## Extracted data
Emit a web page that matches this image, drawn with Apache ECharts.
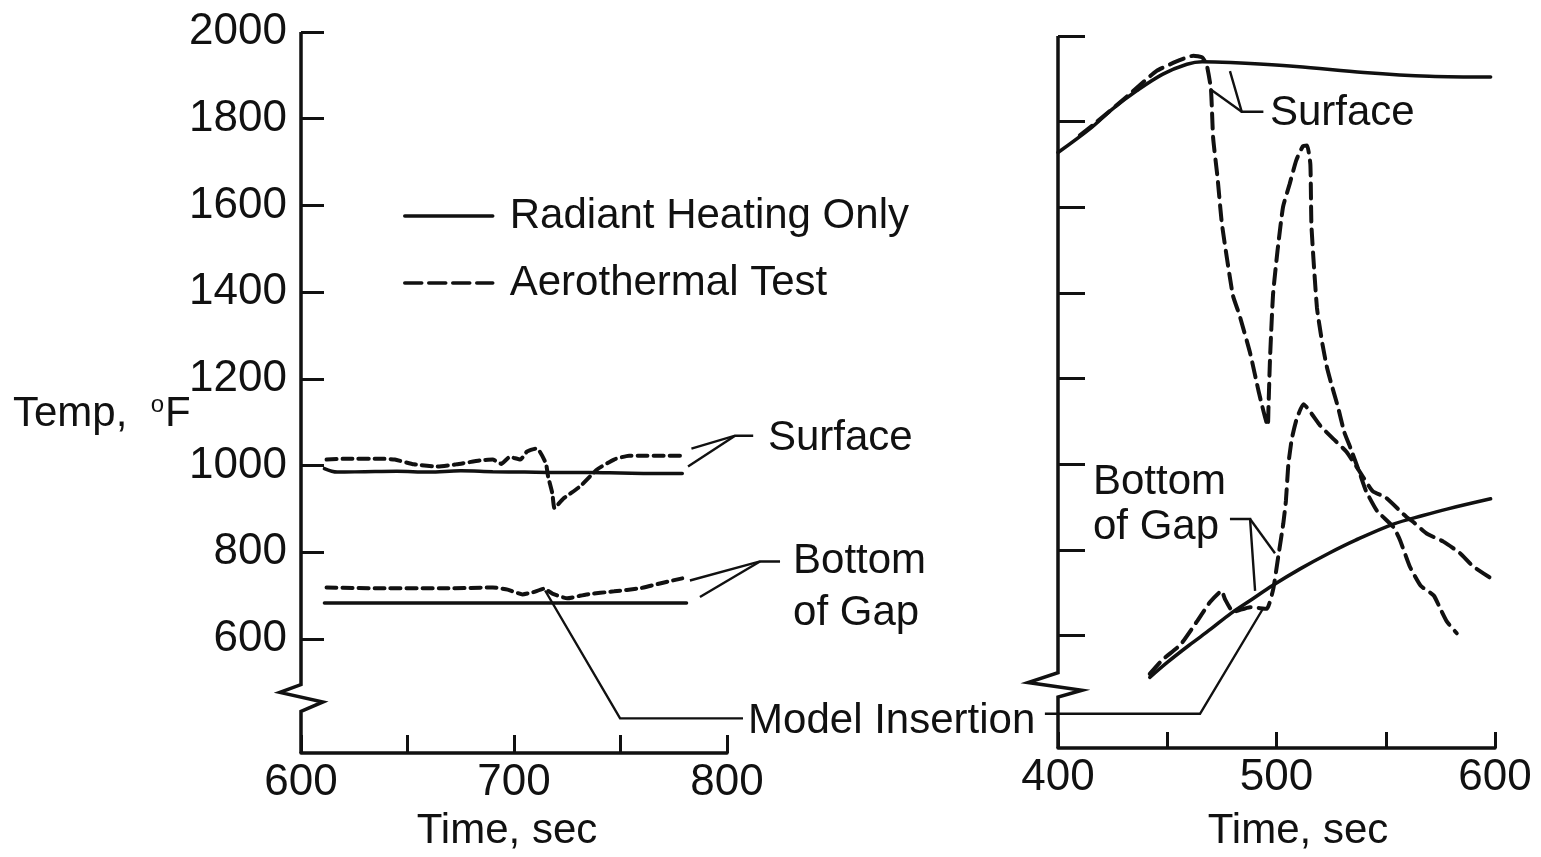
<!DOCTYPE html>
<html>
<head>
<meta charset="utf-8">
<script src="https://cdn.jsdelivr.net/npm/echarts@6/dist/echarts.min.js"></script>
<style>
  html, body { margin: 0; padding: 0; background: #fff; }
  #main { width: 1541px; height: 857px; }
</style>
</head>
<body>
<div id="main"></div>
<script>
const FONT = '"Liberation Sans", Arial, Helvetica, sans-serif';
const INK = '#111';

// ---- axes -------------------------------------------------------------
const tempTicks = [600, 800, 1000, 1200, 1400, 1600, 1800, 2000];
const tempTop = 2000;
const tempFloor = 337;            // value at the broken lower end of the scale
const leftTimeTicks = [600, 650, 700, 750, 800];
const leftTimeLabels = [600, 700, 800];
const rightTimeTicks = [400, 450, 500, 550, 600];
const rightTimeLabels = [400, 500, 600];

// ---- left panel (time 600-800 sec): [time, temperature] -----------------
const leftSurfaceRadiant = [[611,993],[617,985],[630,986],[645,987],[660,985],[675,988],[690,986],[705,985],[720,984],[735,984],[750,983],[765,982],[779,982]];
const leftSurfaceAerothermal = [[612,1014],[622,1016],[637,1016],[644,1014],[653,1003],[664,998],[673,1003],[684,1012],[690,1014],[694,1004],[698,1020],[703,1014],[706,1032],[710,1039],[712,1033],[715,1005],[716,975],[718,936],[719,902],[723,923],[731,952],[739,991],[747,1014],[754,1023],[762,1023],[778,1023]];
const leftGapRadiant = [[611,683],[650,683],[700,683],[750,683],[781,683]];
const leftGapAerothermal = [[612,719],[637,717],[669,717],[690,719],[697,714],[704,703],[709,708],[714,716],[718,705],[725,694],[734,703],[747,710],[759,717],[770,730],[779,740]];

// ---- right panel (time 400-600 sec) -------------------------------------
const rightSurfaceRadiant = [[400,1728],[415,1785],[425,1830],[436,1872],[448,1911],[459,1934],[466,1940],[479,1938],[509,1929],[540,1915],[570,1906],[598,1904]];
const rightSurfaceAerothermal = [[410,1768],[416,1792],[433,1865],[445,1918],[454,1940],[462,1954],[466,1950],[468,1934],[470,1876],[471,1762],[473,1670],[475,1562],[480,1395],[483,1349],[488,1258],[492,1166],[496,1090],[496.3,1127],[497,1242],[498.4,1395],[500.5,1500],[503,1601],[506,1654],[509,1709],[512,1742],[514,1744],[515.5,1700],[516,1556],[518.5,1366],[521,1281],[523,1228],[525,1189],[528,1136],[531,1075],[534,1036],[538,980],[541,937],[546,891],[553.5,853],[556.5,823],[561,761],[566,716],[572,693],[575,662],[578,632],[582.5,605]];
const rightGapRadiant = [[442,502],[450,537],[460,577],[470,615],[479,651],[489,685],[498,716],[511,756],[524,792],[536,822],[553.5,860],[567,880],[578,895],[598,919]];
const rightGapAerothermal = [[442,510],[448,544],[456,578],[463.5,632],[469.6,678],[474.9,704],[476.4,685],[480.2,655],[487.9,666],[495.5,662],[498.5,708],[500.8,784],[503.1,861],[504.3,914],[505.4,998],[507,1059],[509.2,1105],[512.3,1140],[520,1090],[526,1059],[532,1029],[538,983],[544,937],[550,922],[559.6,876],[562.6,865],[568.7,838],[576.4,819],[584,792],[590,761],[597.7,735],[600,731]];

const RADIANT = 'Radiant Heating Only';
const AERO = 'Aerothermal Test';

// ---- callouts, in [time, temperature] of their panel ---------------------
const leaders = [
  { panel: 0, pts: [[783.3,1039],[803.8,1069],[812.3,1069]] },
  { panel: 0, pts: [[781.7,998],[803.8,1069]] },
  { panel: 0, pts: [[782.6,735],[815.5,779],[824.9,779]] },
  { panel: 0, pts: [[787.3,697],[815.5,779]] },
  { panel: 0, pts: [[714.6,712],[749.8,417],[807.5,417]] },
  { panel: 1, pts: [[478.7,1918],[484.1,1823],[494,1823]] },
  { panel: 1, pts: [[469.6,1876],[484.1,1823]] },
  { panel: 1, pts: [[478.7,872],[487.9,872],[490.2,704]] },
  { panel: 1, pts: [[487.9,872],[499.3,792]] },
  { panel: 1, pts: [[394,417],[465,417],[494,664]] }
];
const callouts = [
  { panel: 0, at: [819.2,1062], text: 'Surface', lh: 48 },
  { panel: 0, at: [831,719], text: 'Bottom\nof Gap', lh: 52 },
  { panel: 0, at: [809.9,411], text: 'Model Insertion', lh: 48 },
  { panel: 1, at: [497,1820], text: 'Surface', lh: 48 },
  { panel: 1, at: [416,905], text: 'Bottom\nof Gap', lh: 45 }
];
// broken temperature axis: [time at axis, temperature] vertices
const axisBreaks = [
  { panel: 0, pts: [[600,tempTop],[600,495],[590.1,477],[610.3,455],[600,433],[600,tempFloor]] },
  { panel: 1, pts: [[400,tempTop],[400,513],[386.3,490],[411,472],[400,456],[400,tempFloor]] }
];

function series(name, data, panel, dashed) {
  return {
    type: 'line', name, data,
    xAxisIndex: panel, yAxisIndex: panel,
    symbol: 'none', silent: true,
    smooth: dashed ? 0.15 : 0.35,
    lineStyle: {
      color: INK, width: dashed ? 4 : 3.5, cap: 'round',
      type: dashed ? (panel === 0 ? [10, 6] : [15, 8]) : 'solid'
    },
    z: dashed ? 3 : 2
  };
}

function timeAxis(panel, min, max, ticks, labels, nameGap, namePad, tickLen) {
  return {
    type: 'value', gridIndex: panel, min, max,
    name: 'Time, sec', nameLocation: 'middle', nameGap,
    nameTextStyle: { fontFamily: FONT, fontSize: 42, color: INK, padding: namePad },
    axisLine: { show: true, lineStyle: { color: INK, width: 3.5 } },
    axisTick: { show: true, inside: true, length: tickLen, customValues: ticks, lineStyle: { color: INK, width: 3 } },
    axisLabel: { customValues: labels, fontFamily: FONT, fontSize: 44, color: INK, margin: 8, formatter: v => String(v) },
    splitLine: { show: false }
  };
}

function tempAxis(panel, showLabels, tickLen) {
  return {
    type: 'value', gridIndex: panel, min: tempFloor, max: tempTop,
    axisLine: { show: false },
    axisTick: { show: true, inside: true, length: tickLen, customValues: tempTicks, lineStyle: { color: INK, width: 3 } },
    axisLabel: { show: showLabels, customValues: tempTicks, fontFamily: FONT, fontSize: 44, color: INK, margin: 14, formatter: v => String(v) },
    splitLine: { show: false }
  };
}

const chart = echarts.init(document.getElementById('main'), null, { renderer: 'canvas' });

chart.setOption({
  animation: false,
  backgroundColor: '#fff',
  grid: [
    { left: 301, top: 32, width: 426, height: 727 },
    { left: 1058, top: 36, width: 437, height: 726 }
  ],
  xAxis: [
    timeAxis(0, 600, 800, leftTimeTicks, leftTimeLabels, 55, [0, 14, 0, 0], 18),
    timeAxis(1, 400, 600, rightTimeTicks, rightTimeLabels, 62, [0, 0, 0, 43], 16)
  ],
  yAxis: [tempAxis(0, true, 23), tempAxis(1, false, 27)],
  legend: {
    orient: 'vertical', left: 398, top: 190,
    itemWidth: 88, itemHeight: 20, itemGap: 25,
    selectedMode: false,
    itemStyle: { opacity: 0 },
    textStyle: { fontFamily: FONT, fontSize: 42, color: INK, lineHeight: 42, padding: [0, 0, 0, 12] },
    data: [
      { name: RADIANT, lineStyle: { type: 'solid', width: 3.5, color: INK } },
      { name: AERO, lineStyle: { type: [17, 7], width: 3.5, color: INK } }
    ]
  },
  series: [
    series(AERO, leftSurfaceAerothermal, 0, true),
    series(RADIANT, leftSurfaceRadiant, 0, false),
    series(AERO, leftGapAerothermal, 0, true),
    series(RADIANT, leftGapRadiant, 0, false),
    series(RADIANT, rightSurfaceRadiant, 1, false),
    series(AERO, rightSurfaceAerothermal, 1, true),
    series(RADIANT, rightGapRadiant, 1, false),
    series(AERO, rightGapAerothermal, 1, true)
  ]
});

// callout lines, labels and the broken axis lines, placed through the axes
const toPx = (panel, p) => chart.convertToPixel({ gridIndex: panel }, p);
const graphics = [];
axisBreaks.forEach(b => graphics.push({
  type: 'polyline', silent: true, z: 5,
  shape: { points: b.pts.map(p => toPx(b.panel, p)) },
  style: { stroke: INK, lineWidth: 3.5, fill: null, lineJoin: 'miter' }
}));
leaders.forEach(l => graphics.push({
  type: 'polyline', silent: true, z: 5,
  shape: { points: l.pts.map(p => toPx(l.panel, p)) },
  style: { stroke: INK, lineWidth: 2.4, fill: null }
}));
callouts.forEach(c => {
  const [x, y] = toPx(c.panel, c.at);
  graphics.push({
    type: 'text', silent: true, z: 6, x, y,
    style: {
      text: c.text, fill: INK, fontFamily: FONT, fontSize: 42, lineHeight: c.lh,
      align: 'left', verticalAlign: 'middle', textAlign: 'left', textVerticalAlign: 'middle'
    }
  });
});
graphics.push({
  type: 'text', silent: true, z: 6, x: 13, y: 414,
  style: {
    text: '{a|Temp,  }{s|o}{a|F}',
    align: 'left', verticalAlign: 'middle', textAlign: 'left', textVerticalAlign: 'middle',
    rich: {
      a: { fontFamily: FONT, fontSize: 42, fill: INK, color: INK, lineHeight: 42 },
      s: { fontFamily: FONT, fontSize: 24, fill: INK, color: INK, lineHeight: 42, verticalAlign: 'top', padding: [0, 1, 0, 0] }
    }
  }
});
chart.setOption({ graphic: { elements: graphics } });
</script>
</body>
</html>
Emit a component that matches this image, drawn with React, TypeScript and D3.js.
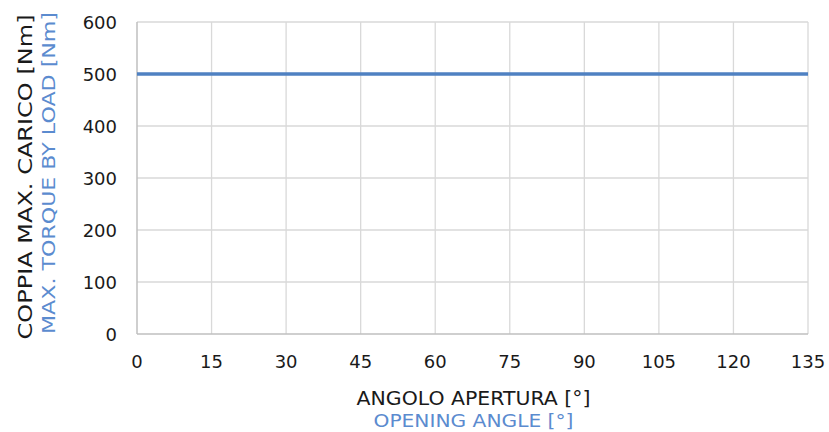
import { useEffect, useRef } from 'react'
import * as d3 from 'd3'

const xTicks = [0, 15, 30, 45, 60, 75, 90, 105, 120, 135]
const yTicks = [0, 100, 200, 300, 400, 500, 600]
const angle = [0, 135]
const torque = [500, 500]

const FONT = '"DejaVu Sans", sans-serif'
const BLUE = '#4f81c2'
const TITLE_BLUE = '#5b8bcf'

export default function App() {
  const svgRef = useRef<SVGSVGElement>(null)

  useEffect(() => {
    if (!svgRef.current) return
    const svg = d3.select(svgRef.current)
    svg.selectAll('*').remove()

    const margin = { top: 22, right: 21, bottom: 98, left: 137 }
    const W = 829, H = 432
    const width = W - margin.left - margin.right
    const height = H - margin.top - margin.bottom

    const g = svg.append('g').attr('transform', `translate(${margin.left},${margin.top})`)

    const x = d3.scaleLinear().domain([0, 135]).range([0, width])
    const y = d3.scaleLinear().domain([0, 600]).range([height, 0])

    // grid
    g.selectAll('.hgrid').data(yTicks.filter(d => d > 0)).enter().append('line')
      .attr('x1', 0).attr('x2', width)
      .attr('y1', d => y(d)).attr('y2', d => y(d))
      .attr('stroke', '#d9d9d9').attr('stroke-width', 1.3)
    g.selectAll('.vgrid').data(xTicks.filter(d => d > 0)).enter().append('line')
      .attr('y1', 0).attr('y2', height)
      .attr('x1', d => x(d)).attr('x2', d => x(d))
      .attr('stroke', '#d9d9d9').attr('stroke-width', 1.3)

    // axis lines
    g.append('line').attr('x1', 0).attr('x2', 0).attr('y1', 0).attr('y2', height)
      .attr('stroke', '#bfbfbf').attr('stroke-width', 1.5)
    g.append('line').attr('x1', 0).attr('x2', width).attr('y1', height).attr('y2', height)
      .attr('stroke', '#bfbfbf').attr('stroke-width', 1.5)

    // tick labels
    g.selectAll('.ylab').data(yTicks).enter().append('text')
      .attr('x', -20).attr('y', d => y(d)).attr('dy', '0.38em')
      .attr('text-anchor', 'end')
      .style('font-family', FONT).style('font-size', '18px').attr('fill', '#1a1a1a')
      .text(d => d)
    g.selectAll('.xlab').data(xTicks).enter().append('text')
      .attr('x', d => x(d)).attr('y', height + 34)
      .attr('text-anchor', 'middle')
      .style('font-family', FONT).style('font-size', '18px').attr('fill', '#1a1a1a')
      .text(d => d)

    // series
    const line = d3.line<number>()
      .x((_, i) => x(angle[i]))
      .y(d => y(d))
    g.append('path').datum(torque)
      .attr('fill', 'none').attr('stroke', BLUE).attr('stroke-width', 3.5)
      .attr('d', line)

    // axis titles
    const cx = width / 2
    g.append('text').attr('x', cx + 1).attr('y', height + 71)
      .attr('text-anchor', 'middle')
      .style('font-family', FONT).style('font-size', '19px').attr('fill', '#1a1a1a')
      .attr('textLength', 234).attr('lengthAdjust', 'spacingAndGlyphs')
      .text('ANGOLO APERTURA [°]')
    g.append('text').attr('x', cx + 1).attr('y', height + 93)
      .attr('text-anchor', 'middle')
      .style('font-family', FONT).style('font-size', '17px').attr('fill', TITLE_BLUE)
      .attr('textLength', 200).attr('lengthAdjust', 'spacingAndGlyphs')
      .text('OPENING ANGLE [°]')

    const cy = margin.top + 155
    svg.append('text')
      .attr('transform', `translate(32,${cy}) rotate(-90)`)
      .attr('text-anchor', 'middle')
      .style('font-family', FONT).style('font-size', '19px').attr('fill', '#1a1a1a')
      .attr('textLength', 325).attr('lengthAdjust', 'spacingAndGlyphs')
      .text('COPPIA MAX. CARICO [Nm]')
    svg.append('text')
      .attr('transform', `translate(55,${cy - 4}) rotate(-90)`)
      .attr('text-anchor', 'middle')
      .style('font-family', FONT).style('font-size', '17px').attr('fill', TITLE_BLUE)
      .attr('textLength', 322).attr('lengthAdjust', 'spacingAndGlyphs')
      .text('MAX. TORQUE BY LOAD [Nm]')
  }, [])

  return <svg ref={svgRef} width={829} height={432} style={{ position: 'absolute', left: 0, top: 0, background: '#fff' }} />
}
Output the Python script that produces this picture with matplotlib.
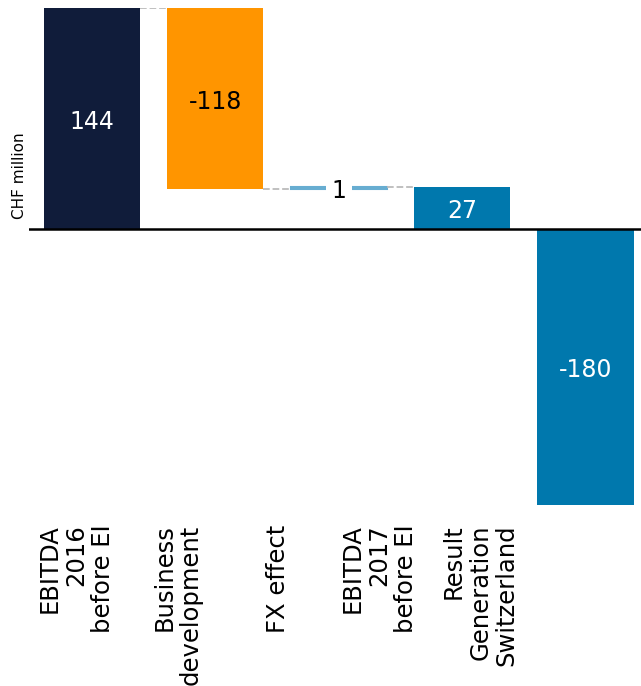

## Task directions
Skip the pictures and restate exactly the lines from the beginning of the listing to the line with "const INK = '#111';", that line included.

## Finished task
Emit a web page that matches this image, drawn with Apache ECharts.
<!DOCTYPE html>
<html>
<head>
<meta charset="utf-8">
<script src="https://cdn.jsdelivr.net/npm/echarts@6/dist/echarts.min.js"></script>
<style>
  html, body { margin: 0; padding: 0; background: #fff; }
  #main { width: 1541px; height: 857px; }
</style>
</head>
<body>
<div id="main"></div>
<script>
const FONT = '"Liberation Sans", Arial, Helvetica, sans-serif';
const INK = '#111';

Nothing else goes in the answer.